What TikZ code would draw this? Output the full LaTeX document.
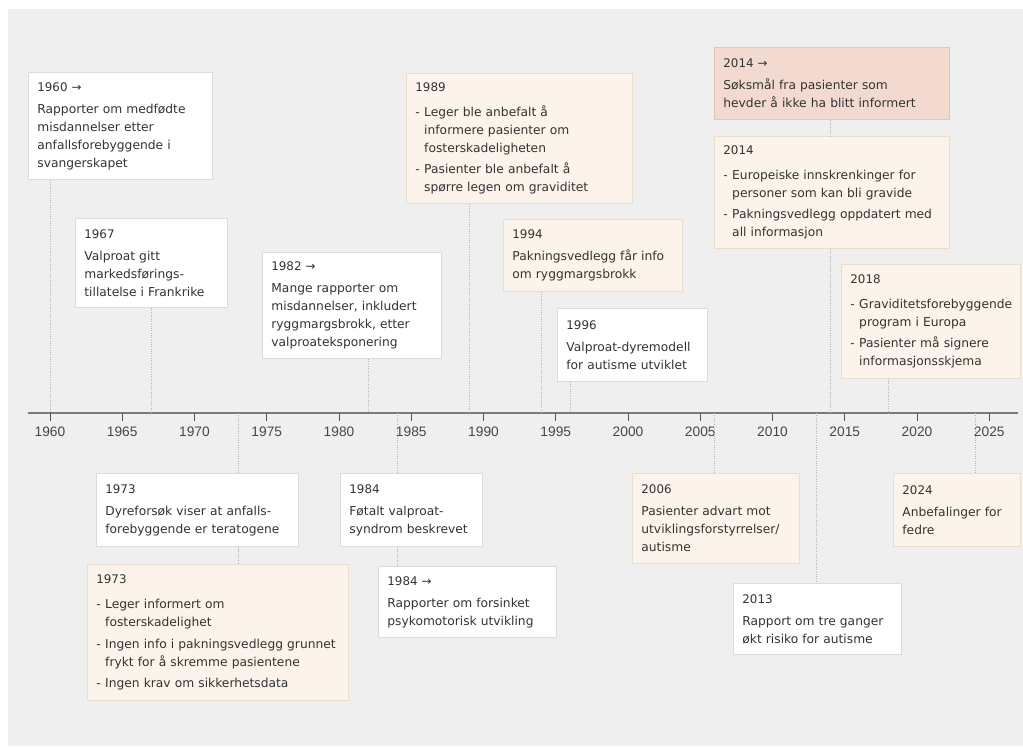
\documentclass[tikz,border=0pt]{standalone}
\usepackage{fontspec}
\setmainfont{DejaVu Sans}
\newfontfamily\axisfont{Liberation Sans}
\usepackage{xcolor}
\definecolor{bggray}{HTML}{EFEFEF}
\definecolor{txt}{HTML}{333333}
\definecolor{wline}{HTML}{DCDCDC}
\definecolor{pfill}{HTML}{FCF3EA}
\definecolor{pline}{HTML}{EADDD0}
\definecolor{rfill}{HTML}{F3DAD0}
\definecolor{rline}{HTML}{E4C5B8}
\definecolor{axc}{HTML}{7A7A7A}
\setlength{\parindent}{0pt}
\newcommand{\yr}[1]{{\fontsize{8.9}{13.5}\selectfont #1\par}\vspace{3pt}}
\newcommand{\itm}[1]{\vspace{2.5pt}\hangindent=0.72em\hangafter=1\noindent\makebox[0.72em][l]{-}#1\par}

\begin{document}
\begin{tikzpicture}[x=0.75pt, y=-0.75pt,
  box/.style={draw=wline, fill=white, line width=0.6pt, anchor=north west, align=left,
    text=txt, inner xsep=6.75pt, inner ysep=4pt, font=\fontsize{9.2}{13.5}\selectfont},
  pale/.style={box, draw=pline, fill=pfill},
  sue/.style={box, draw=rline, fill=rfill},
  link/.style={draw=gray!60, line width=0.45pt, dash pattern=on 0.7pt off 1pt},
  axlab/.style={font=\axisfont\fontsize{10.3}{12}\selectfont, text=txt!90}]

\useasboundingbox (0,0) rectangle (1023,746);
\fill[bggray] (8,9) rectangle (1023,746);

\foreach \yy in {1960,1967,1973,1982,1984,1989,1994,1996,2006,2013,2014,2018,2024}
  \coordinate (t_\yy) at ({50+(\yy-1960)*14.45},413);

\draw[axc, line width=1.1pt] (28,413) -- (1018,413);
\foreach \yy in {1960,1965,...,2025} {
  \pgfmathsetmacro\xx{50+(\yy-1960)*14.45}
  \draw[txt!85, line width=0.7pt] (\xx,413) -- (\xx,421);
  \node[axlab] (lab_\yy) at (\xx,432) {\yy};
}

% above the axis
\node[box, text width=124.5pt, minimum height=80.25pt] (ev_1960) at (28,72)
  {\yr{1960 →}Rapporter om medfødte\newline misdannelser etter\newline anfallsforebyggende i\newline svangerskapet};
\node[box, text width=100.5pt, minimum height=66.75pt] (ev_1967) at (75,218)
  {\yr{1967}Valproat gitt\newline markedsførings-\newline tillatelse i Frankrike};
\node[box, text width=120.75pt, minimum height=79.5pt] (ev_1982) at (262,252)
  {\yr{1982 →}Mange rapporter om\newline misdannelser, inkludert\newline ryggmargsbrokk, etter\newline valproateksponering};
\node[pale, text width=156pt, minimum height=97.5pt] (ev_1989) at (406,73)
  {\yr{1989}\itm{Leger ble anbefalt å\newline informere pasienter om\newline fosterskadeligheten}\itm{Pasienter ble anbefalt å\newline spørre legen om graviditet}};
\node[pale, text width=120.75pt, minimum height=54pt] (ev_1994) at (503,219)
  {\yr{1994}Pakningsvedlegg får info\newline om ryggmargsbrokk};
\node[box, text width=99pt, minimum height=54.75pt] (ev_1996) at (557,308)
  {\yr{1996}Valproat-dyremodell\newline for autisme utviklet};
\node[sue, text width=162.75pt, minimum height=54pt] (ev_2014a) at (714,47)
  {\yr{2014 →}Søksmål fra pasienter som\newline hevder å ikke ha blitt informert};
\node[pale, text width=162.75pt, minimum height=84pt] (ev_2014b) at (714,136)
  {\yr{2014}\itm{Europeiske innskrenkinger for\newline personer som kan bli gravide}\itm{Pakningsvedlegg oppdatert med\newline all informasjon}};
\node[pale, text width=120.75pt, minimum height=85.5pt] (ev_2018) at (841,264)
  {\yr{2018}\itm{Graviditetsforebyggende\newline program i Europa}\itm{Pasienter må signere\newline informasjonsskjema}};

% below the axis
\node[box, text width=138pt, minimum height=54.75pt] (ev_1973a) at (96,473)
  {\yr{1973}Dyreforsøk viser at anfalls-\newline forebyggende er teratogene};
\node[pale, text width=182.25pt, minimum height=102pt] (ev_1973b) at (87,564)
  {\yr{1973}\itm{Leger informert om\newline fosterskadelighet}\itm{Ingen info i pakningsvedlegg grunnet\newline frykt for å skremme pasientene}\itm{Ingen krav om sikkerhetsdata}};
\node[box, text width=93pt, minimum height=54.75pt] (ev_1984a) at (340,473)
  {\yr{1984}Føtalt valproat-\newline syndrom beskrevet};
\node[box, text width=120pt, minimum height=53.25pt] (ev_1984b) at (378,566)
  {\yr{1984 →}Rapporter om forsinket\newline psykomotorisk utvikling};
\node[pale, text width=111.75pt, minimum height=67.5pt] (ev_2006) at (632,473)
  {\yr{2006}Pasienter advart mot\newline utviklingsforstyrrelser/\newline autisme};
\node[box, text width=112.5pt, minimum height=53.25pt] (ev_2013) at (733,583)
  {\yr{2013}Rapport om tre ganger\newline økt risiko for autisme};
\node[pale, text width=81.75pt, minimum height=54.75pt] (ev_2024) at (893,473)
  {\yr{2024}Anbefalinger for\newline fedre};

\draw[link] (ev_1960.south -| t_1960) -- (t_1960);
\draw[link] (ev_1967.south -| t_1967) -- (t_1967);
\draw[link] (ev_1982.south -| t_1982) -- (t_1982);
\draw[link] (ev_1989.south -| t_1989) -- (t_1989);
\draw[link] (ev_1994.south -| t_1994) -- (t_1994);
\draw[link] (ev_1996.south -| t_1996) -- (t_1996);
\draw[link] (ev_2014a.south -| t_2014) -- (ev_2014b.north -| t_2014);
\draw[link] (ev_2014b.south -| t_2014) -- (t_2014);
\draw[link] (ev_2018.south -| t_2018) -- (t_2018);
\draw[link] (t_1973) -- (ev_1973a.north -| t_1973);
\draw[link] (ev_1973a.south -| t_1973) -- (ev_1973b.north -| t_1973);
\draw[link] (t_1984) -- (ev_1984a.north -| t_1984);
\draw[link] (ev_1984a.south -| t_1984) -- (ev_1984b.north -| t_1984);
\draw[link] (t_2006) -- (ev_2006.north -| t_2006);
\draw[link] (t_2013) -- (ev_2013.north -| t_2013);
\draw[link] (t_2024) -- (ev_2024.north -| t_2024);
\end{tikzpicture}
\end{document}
● ● ●
What you will do. Reproduce the material above verbatim; omit every picture.

Expected answer.
What TikZ code would draw this? Output the full LaTeX document.
\documentclass[tikz,border=0pt]{standalone}
\usepackage{fontspec}
\setmainfont{DejaVu Sans}
\newfontfamily\axisfont{Liberation Sans}
\usepackage{xcolor}
\definecolor{bggray}{HTML}{EFEFEF}
\definecolor{txt}{HTML}{333333}
\definecolor{wline}{HTML}{DCDCDC}
\definecolor{pfill}{HTML}{FCF3EA}
\definecolor{pline}{HTML}{EADDD0}
\definecolor{rfill}{HTML}{F3DAD0}
\definecolor{rline}{HTML}{E4C5B8}
\definecolor{axc}{HTML}{7A7A7A}
\setlength{\parindent}{0pt}
\newcommand{\yr}[1]{{\fontsize{8.9}{13.5}\selectfont #1\par}\vspace{3pt}}
\newcommand{\itm}[1]{\vspace{2.5pt}\hangindent=0.72em\hangafter=1\noindent\makebox[0.72em][l]{-}#1\par}

\begin{document}
\begin{tikzpicture}[x=0.75pt, y=-0.75pt,
  box/.style={draw=wline, fill=white, line width=0.6pt, anchor=north west, align=left,
    text=txt, inner xsep=6.75pt, inner ysep=4pt, font=\fontsize{9.2}{13.5}\selectfont},
  pale/.style={box, draw=pline, fill=pfill},
  sue/.style={box, draw=rline, fill=rfill},
  link/.style={draw=gray!60, line width=0.45pt, dash pattern=on 0.7pt off 1pt},
  axlab/.style={font=\axisfont\fontsize{10.3}{12}\selectfont, text=txt!90}]

\useasboundingbox (0,0) rectangle (1023,746);
\fill[bggray] (8,9) rectangle (1023,746);

\foreach \yy in {1960,1967,1973,1982,1984,1989,1994,1996,2006,2013,2014,2018,2024}
  \coordinate (t_\yy) at ({50+(\yy-1960)*14.45},413);

\draw[axc, line width=1.1pt] (28,413) -- (1018,413);
\foreach \yy in {1960,1965,...,2025} {
  \pgfmathsetmacro\xx{50+(\yy-1960)*14.45}
  \draw[txt!85, line width=0.7pt] (\xx,413) -- (\xx,421);
  \node[axlab] (lab_\yy) at (\xx,432) {\yy};
}

% above the axis
\node[box, text width=124.5pt, minimum height=80.25pt] (ev_1960) at (28,72)
  {\yr{1960 →}Rapporter om medfødte\newline misdannelser etter\newline anfallsforebyggende i\newline svangerskapet};
\node[box, text width=100.5pt, minimum height=66.75pt] (ev_1967) at (75,218)
  {\yr{1967}Valproat gitt\newline markedsførings-\newline tillatelse i Frankrike};
\node[box, text width=120.75pt, minimum height=79.5pt] (ev_1982) at (262,252)
  {\yr{1982 →}Mange rapporter om\newline misdannelser, inkludert\newline ryggmargsbrokk, etter\newline valproateksponering};
\node[pale, text width=156pt, minimum height=97.5pt] (ev_1989) at (406,73)
  {\yr{1989}\itm{Leger ble anbefalt å\newline informere pasienter om\newline fosterskadeligheten}\itm{Pasienter ble anbefalt å\newline spørre legen om graviditet}};
\node[pale, text width=120.75pt, minimum height=54pt] (ev_1994) at (503,219)
  {\yr{1994}Pakningsvedlegg får info\newline om ryggmargsbrokk};
\node[box, text width=99pt, minimum height=54.75pt] (ev_1996) at (557,308)
  {\yr{1996}Valproat-dyremodell\newline for autisme utviklet};
\node[sue, text width=162.75pt, minimum height=54pt] (ev_2014a) at (714,47)
  {\yr{2014 →}Søksmål fra pasienter som\newline hevder å ikke ha blitt informert};
\node[pale, text width=162.75pt, minimum height=84pt] (ev_2014b) at (714,136)
  {\yr{2014}\itm{Europeiske innskrenkinger for\newline personer som kan bli gravide}\itm{Pakningsvedlegg oppdatert med\newline all informasjon}};
\node[pale, text width=120.75pt, minimum height=85.5pt] (ev_2018) at (841,264)
  {\yr{2018}\itm{Graviditetsforebyggende\newline program i Europa}\itm{Pasienter må signere\newline informasjonsskjema}};

% below the axis
\node[box, text width=138pt, minimum height=54.75pt] (ev_1973a) at (96,473)
  {\yr{1973}Dyreforsøk viser at anfalls-\newline forebyggende er teratogene};
\node[pale, text width=182.25pt, minimum height=102pt] (ev_1973b) at (87,564)
  {\yr{1973}\itm{Leger informert om\newline fosterskadelighet}\itm{Ingen info i pakningsvedlegg grunnet\newline frykt for å skremme pasientene}\itm{Ingen krav om sikkerhetsdata}};
\node[box, text width=93pt, minimum height=54.75pt] (ev_1984a) at (340,473)
  {\yr{1984}Føtalt valproat-\newline syndrom beskrevet};
\node[box, text width=120pt, minimum height=53.25pt] (ev_1984b) at (378,566)
  {\yr{1984 →}Rapporter om forsinket\newline psykomotorisk utvikling};
\node[pale, text width=111.75pt, minimum height=67.5pt] (ev_2006) at (632,473)
  {\yr{2006}Pasienter advart mot\newline utviklingsforstyrrelser/\newline autisme};
\node[box, text width=112.5pt, minimum height=53.25pt] (ev_2013) at (733,583)
  {\yr{2013}Rapport om tre ganger\newline økt risiko for autisme};
\node[pale, text width=81.75pt, minimum height=54.75pt] (ev_2024) at (893,473)
  {\yr{2024}Anbefalinger for\newline fedre};

\draw[link] (ev_1960.south -| t_1960) -- (t_1960);
\draw[link] (ev_1967.south -| t_1967) -- (t_1967);
\draw[link] (ev_1982.south -| t_1982) -- (t_1982);
\draw[link] (ev_1989.south -| t_1989) -- (t_1989);
\draw[link] (ev_1994.south -| t_1994) -- (t_1994);
\draw[link] (ev_1996.south -| t_1996) -- (t_1996);
\draw[link] (ev_2014a.south -| t_2014) -- (ev_2014b.north -| t_2014);
\draw[link] (ev_2014b.south -| t_2014) -- (t_2014);
\draw[link] (ev_2018.south -| t_2018) -- (t_2018);
\draw[link] (t_1973) -- (ev_1973a.north -| t_1973);
\draw[link] (ev_1973a.south -| t_1973) -- (ev_1973b.north -| t_1973);
\draw[link] (t_1984) -- (ev_1984a.north -| t_1984);
\draw[link] (ev_1984a.south -| t_1984) -- (ev_1984b.north -| t_1984);
\draw[link] (t_2006) -- (ev_2006.north -| t_2006);
\draw[link] (t_2013) -- (ev_2013.north -| t_2013);
\draw[link] (t_2024) -- (ev_2024.north -| t_2024);
\end{tikzpicture}
\end{document}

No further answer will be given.